(a) A circular coil of 30 turns and radius `8.0cm`. Carrying a current of `6.0A` is suspended vertically in a uniform horizontal magnetic field of magnitude `1.0T`. The field lines make an angle of `60^@` with the normal to the coil. Calculate the magnitude of the counter torque that must be applied to prevent the coil from turning.
(b) Would your answer change if the circular coil in (a) were replaced by a planar coil of some irregular shape that encloses the same area? (All other particulars are also unaltered).

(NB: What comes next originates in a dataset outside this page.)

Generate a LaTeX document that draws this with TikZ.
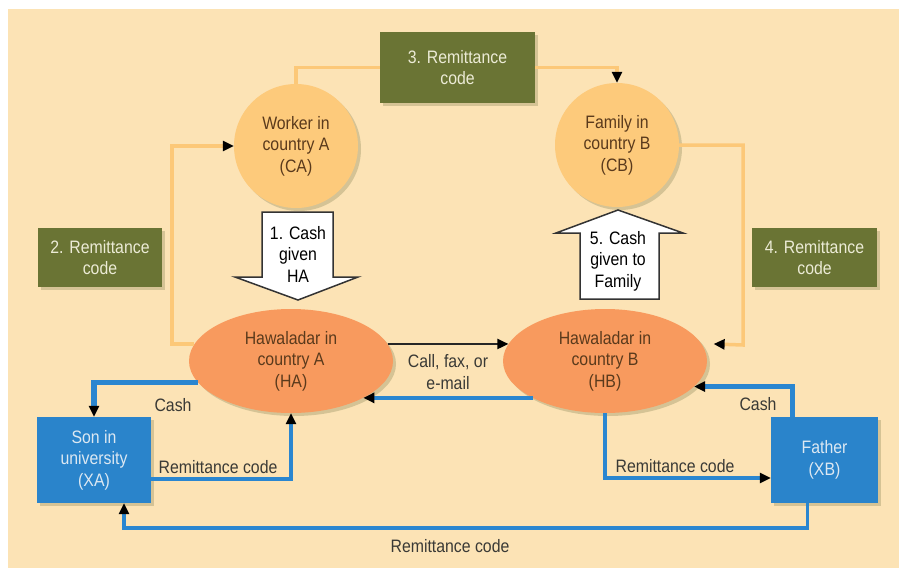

(a) The orientation of coil with respect to the magnetic field B is shown below:

The magnitude of magnetic torque acting on the circular coil of radius r and number of turns, to current I flowing through it is given by:
` tau = n I AB sin theta`
Here, `n = 30 , r = 8 cm`
` :. " Area of coil " , A = pi (r)^(2) = pi (8)^(2) xx 10^(-4) m^(2)`
` I = 6 A, B = 1 T, theta = 60^(@)`
` rArr " " tau = n BIA sin theta`
` = 30 xx 1 xx 6 xx (pi (8)^(2))/(100 xx 100) xx sin 60^(@)`
` = 3.133 ` Nm
(b) No, the answer is unchanged because the formula `tau = n IAB sin theta` is true for a planar loop of any shape. Only, it depends on the size of the planar loop.